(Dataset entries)
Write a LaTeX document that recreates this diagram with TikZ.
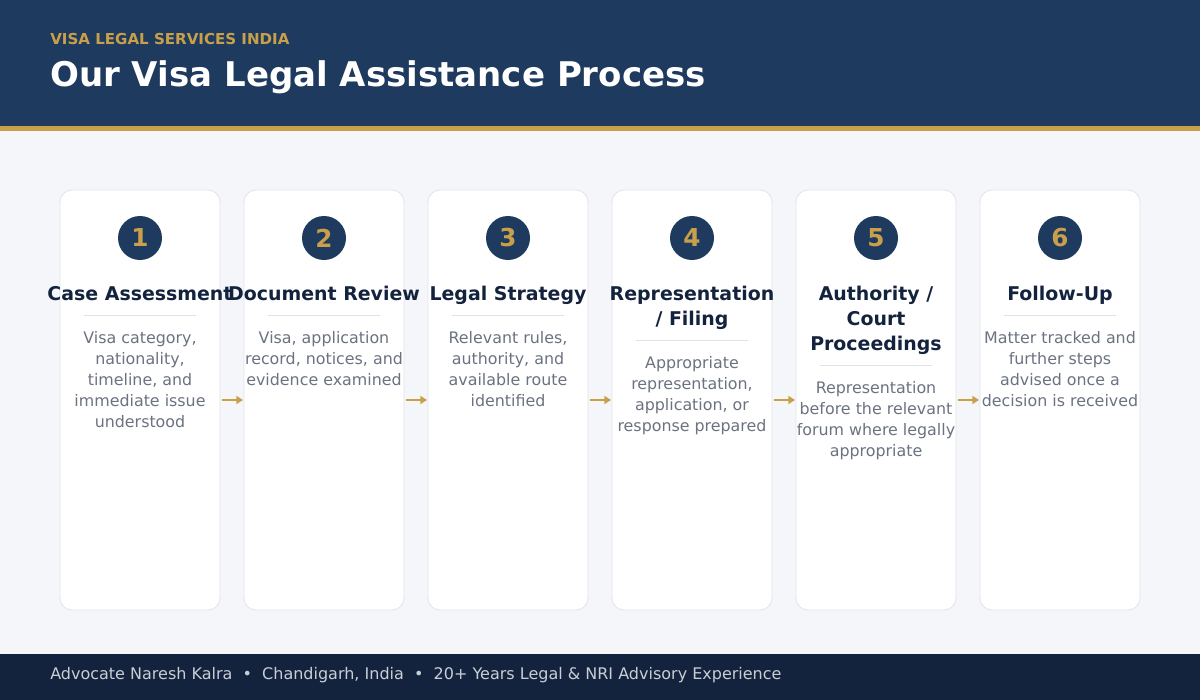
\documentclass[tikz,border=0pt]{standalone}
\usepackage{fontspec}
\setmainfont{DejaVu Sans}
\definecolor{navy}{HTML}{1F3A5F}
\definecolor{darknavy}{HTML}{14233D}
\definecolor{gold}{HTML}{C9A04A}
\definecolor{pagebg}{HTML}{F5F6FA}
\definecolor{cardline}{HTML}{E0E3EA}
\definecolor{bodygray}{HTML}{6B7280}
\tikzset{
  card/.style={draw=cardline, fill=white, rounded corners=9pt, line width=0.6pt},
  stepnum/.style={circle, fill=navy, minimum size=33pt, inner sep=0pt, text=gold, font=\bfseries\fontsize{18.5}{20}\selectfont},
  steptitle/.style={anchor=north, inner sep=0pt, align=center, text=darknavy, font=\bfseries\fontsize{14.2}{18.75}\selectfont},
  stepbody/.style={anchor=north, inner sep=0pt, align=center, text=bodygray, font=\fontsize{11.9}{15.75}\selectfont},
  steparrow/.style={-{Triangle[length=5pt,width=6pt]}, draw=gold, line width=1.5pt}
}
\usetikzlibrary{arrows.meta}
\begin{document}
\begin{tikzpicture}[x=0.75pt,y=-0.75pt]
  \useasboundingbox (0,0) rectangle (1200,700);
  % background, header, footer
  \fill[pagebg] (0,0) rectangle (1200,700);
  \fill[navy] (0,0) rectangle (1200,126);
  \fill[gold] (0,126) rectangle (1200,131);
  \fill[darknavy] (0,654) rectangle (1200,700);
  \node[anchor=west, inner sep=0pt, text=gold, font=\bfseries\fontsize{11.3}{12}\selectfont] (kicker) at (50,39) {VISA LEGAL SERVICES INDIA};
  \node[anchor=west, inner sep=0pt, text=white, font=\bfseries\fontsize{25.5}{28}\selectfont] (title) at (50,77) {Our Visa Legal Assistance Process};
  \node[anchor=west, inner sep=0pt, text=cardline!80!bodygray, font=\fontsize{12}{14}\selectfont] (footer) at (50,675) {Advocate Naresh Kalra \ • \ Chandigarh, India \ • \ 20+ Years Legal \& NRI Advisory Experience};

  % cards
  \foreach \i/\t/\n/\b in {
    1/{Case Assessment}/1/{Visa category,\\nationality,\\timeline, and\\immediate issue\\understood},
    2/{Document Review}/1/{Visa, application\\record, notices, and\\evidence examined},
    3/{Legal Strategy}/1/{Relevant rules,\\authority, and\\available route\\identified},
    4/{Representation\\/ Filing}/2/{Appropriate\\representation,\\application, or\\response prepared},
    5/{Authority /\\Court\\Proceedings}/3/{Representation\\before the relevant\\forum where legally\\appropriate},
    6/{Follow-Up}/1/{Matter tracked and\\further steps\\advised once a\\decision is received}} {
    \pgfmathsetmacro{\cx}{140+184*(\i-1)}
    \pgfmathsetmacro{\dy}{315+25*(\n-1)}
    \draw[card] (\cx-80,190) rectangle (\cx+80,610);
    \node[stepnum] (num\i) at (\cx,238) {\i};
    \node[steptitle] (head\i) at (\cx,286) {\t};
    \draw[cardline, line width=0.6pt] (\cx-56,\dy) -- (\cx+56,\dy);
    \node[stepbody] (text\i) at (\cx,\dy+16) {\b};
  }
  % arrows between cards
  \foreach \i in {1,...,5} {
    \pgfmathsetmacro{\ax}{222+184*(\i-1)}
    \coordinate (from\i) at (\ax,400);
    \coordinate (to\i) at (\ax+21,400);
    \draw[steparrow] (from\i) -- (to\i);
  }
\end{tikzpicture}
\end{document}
--
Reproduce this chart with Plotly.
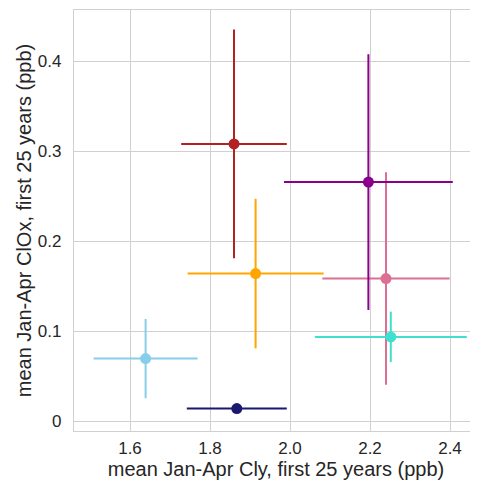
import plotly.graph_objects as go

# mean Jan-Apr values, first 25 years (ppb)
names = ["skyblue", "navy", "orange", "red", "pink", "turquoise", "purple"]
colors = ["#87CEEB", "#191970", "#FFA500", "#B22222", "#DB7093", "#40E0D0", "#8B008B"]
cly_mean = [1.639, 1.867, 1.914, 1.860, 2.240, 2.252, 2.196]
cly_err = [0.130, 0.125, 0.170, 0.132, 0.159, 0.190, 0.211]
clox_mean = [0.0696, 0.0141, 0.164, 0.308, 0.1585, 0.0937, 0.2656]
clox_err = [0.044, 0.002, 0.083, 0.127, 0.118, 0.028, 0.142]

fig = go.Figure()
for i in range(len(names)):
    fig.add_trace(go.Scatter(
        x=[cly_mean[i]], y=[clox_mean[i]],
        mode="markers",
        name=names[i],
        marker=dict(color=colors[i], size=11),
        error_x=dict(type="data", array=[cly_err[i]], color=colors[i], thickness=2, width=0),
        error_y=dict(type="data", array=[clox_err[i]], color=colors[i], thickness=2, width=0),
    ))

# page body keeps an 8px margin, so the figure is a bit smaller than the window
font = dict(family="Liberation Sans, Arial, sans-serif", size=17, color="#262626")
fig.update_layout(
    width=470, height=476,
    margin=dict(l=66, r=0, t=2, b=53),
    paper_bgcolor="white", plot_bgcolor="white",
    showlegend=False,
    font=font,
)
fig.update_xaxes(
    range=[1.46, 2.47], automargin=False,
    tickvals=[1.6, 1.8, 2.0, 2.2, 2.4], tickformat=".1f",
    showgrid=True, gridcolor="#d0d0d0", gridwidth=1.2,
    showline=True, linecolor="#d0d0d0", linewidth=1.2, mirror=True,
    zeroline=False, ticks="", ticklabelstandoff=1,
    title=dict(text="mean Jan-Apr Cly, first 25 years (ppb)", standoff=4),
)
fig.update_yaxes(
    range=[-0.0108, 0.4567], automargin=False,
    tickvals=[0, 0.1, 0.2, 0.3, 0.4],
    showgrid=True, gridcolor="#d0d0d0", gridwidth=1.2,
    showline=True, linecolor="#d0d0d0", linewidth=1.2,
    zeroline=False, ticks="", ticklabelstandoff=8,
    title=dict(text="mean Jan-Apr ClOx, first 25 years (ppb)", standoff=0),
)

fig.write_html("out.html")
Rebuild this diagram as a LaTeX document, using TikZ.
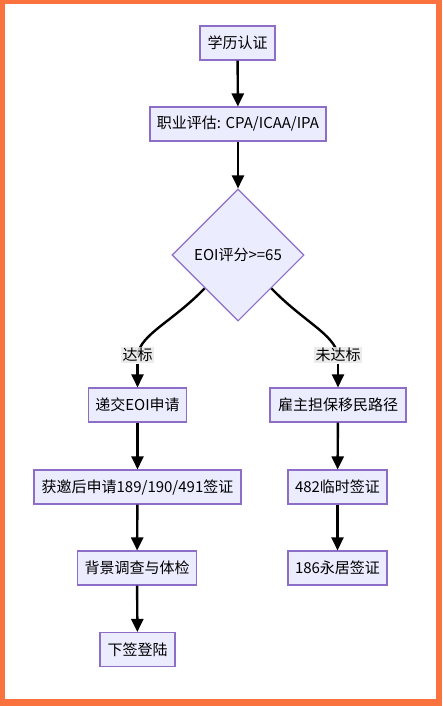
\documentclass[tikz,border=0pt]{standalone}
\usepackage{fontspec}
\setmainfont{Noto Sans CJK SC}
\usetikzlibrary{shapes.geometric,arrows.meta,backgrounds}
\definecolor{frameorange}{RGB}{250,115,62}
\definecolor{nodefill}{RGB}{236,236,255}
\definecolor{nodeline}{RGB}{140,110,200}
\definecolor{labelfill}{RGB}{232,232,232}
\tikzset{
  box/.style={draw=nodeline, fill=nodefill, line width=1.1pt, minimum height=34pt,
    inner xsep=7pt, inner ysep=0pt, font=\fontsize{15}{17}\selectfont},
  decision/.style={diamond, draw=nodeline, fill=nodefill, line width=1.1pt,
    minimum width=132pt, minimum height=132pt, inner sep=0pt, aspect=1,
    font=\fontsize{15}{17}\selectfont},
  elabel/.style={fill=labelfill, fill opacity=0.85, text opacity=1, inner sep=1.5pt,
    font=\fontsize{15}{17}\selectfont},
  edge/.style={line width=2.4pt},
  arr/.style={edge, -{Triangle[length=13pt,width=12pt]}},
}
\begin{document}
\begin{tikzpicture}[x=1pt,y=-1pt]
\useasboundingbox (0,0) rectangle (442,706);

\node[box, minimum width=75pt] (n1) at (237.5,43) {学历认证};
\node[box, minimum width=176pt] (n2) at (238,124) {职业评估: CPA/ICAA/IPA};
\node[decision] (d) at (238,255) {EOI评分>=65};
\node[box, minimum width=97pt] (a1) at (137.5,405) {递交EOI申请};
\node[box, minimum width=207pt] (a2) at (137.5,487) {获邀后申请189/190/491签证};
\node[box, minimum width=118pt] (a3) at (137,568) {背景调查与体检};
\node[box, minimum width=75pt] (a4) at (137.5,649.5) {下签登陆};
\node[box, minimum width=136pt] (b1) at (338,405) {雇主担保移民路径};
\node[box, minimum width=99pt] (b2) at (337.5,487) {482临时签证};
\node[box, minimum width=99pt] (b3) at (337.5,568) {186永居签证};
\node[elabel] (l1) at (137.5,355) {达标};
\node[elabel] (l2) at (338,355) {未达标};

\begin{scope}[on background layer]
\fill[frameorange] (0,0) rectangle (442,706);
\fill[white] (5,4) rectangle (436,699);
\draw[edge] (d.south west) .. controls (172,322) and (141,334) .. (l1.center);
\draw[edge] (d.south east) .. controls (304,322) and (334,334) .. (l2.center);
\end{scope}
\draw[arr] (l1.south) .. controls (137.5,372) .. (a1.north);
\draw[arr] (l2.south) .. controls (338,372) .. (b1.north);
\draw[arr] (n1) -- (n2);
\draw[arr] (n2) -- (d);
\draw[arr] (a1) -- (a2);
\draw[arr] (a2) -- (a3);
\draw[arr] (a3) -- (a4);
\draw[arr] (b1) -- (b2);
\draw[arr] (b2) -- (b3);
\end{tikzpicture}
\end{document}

■ Required task ■
Write out the lines beginning with the one that contains "Reproduce this chart with Plotly." and ending with the one that contains "clox_err = [0.044, 0.002, 0.083, 0.127, 0.118, 0.028, 0.142]", exactly as given. Leave pictures out.

■ Final result ■
Reproduce this chart with Plotly.
import plotly.graph_objects as go

# mean Jan-Apr values, first 25 years (ppb)
names = ["skyblue", "navy", "orange", "red", "pink", "turquoise", "purple"]
colors = ["#87CEEB", "#191970", "#FFA500", "#B22222", "#DB7093", "#40E0D0", "#8B008B"]
cly_mean = [1.639, 1.867, 1.914, 1.860, 2.240, 2.252, 2.196]
cly_err = [0.130, 0.125, 0.170, 0.132, 0.159, 0.190, 0.211]
clox_mean = [0.0696, 0.0141, 0.164, 0.308, 0.1585, 0.0937, 0.2656]
clox_err = [0.044, 0.002, 0.083, 0.127, 0.118, 0.028, 0.142]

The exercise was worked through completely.